Big step forward for squash queen

  • Nation
  • Sunday, 05 Jun 2005


WHEN five-year-old Nicol David tagged along with her two older sisters – Lianne, then 10, and Cheryl, then seven – to play squash some 16 years ago, little did anyone realise that she would one day become a top player and do her country proud. 

The diminutive youngster has since developed into a world–class squash player and has broken into the top three world ranking.  

It is indeed a great achievement for Nicol who is just 21 years old. Currently based in Squash City, Amsterdam, Nicol’s third-placed world ranking is the best ever position by a Malaysian sportsperson. 

The world-ranking list was released on Wednesday by the International Squash Players’ Association (Wispa).  

LEADING THE WAY: Nicol’s third-placed world ranking is the best ever position by aMalaysian sportsperson.

With this third placing, Nicol has achieved another milestone in her career.
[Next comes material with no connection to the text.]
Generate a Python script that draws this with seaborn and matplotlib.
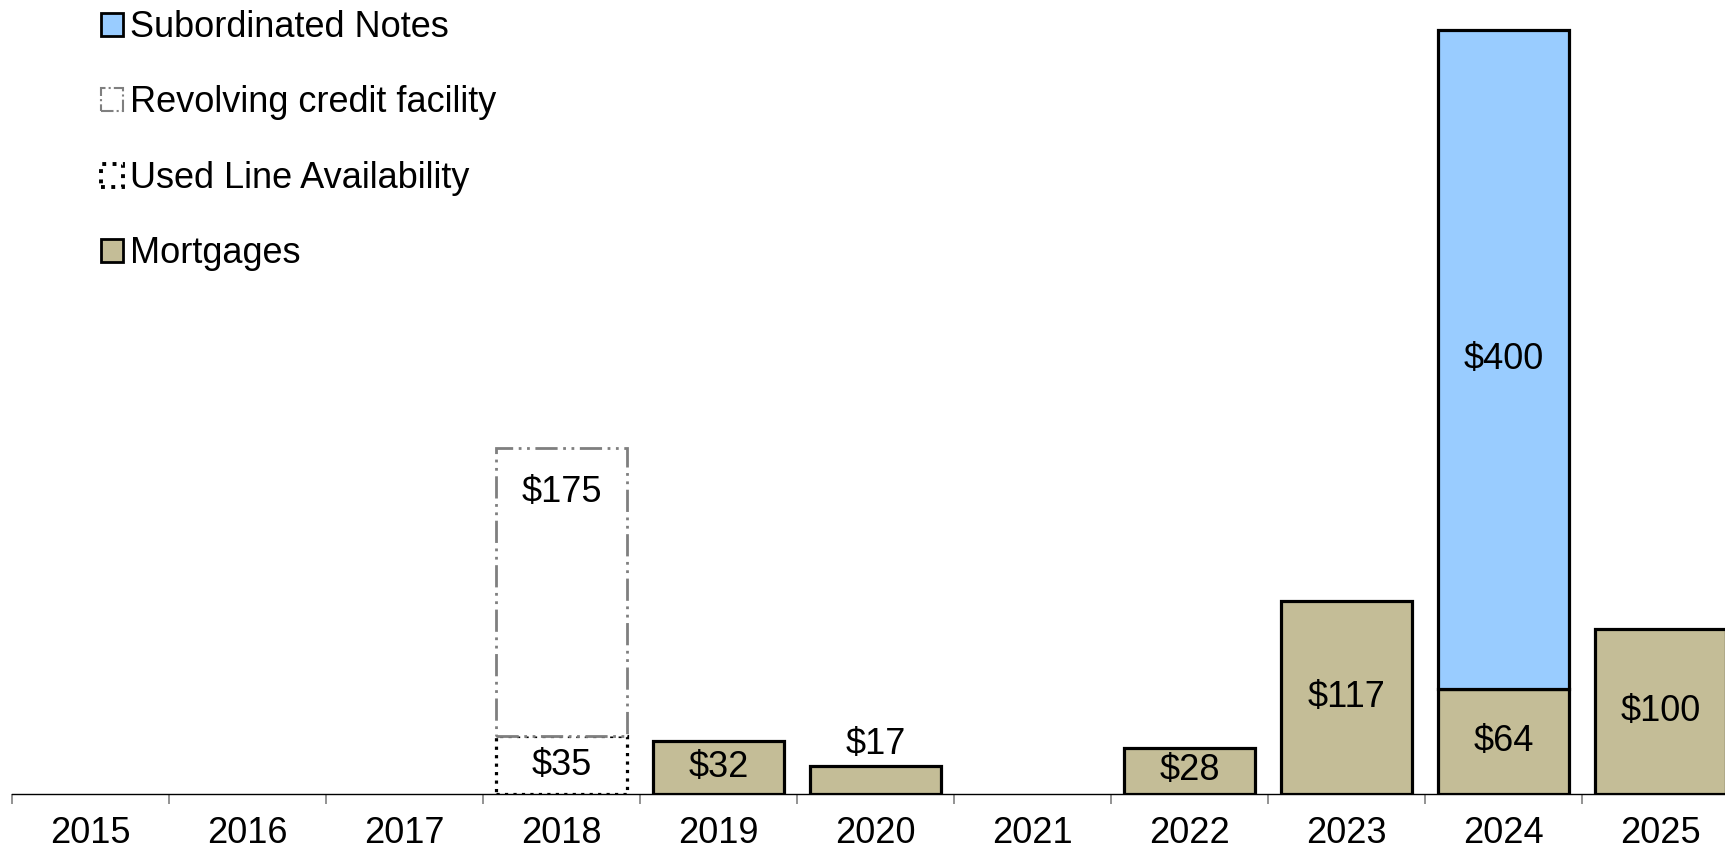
import matplotlib
matplotlib.use("Agg")
import matplotlib.pyplot as plt
import matplotlib.patches as mpatches
import numpy as np
import pandas as pd
import seaborn as sns

years = [str(y) for y in range(2015, 2026)]

mortgage_years = ["2019", "2020", "2022", "2023", "2024", "2025"]
mortgage_values = [32, 17, 28, 117, 64, 100]

used_line_years = ["2018"]
used_line_values = [35]

revolver_years = ["2018"]
revolver_values = [175]

sub_notes_years = ["2024"]
sub_notes_values = [400]

MORTGAGE_COLOR = "#C4BD97"
SUB_NOTES_COLOR = "#99CCFF"
FONT_SIZE = 26
BAR_WIDTH = 0.83

sns.set_style("white")
plt.rcParams["font.family"] = ["Liberation Sans", "DejaVu Sans"]
plt.rcParams["text.color"] = "black"
plt.rcParams["xtick.color"] = "black"

fig = plt.figure(figsize=(17.25, 8.52), dpi=100)
ax = fig.add_axes([12 / 1725, 58 / 852, 11 * 157 / 1725, 794 / 852])


def draw_layer(yrs, vals, bottoms, **style):
    df = pd.DataFrame({"year": yrs, "value": vals})
    sns.barplot(
        data=df, x="year", y="value", order=years, bottom=np.asarray(bottoms, dtype=float),
        width=BAR_WIDTH, errorbar=None, saturation=1, ax=ax, **style,
    )


mort = dict(zip(mortgage_years, mortgage_values))
used = dict(zip(used_line_years, used_line_values))

draw_layer(mortgage_years, mortgage_values, [0] * len(mortgage_years),
           color=MORTGAGE_COLOR, facecolor=MORTGAGE_COLOR, edgecolor="black", linewidth=2.3)

used_bottom = [mort.get(y, 0) for y in used_line_years]
draw_layer(used_line_years, used_line_values, used_bottom,
           color="white", facecolor="white", edgecolor="black", linewidth=2.3, linestyle=":")

rev_bottom = [mort.get(y, 0) + used.get(y, 0) for y in revolver_years]
draw_layer(revolver_years, revolver_values, rev_bottom,
           color="white", facecolor="white", edgecolor="#7f7f7f", linewidth=2.0,
           linestyle=(0, (8, 2, 1, 2, 1, 2)))

sub_bottom = [mort.get(y, 0) for y in sub_notes_years]
draw_layer(sub_notes_years, sub_notes_values, sub_bottom,
           color=SUB_NOTES_COLOR, facecolor=SUB_NOTES_COLOR, edgecolor="black", linewidth=2.3)

# value labels
for yrs, vals, bots in [
    (mortgage_years, mortgage_values, [0] * len(mortgage_years)),
    (used_line_years, used_line_values, used_bottom),
    (sub_notes_years, sub_notes_values, sub_bottom),
]:
    for y, v, b in zip(yrs, vals, bots):
        xpos = years.index(y)
        if v < 25:
            ax.annotate(f"${v}", (xpos, b + v), xytext=(0, 3), textcoords="offset points",
                        ha="center", va="bottom", fontsize=FONT_SIZE)
        else:
            ax.text(xpos, b + v / 2, f"${v}", ha="center", va="center", fontsize=FONT_SIZE)

for y, v, b in zip(revolver_years, revolver_values, rev_bottom):
    ax.annotate(f"${v}", (years.index(y), b + v), xytext=(0, -32), textcoords="offset points",
                ha="center", va="center", fontsize=FONT_SIZE)

ax.set_xlim(-0.5, len(years) - 0.5)
ax.set_ylim(0, 482)
ax.set_xlabel("")
ax.set_ylabel("")
ax.set_yticks([])
ax.set_xticks(np.arange(-0.5, len(years), 1), minor=True)
ax.tick_params(axis="x", which="major", bottom=False, length=0, pad=16, labelsize=FONT_SIZE,
               labelcolor="black")
ax.tick_params(axis="x", which="minor", bottom=True, length=7, width=1.2, color="#808080",
               direction="out")
for side in ["left", "right", "top"]:
    ax.spines[side].set_visible(False)
ax.spines["bottom"].set_color("black")
ax.spines["bottom"].set_linewidth(1.0)
ax.patch.set_alpha(0)

handles = [
    mpatches.Patch(facecolor=SUB_NOTES_COLOR, edgecolor="black", linewidth=2.0, label="Subordinated Notes"),
    mpatches.Patch(facecolor="white", edgecolor="#7f7f7f", linewidth=1.5,
                   linestyle=(0, (6, 1.5, 1, 1.5)), label="Revolving credit facility"),
    mpatches.Patch(facecolor="white", edgecolor="black", linewidth=2.8, linestyle=":",
                   label="Used Line Availability"),
    mpatches.Patch(facecolor=MORTGAGE_COLOR, edgecolor="black", linewidth=2.0, label="Mortgages"),
]
fig.legend(
    handles=handles, loc="upper left", bbox_to_anchor=(101 / 1725, 1 - 10 / 852),
    bbox_transform=fig.transFigure, frameon=False, fontsize=FONT_SIZE,
    handlelength=0.6, handleheight=0.6, handletextpad=0.2, labelspacing=1.12,
    borderpad=0, borderaxespad=0,
)

fig.savefig("out.png", dpi=100)
plt.close(fig)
She is already the highest-ranked Asian woman squash player. 

While playing about in the squash courts at Bukit Dumbar in Jelutong, Penang (now the Penang International Squash Centre), Nicol’s talent was spotted by Penang junior development officer Ee Phoeh Hoon, who encouraged her to try her hand at the game. And Nicol has never looked back since. 

When contacted in Penang, Desmond David, Nicol’s father, said he was very proud of his youngest daughter’s achievement. While admitting that he was surprised at Nicol’s quick move, he said it was a step forward for Nicol’s squash career. 

“The family spoke to her on Wednesday night about the world-ranking list and she too was excited over the news,” said Desmond. 

Nicol herself was not aware of the news as she was busy playing in a tournament in Amsterdam, he said. 

A social squash player himself, Desmond said his daughters took up the game because they were interested in sports. Lianne, 27, and Cheryl, 24, now train and coach at a squash centre in Penang. 

“Nicol was hyperactive and the squash court was the place to keep her busy,” Desmond said with a laugh. 

Now, after more than 15 years of volleying and rallying around the squash court, Nicol’s perseverance and hard work have certainly paid off, judging from her achievements. 

Her continuous progress and maturity in reading her opponent’s game was evident when she won the Kuwait Open in March this year, beating one of the top 10 ranked players, Natalie Grainger of the United States. 

“When I got to the court, Natalie started off at a furious pace and I had to just try to hold on to her and slow the rhythm down to where I could play my own game,” Nicol told after winning the title. 

Among her other titles are the world junior champion (twice, in 1999 and 2001), Asian champion (four times, in 1998, 2000, 2002 and 2004), Commonwealth Games silver medallist (2002), Asian Games gold medallist (2002) and World Open semi-finalist (2004).  

Other than the Kuwait Open, Nicol also won the KL Open and reached the semi-finals of the Qatar Open in April this year. 

Sharing the joy of Nicol’s achievement is the Squash Rackets Association of Malaysia (SRAM), whose executive director Wong Ah Jit said the association was very happy with Nicol’s continuous progress. 

“We will be there to give support and encouragement for her to continue her fine run,” Wong said. 

To maintain her current ranking, Wong said Nicol must do well in the Dutch Open and Malaysian Open (July 27-30) to break away from fourth-ranked Natalie Grinham of Australia. Nicol’s points were quite close to those of Natalie’s, Wong said.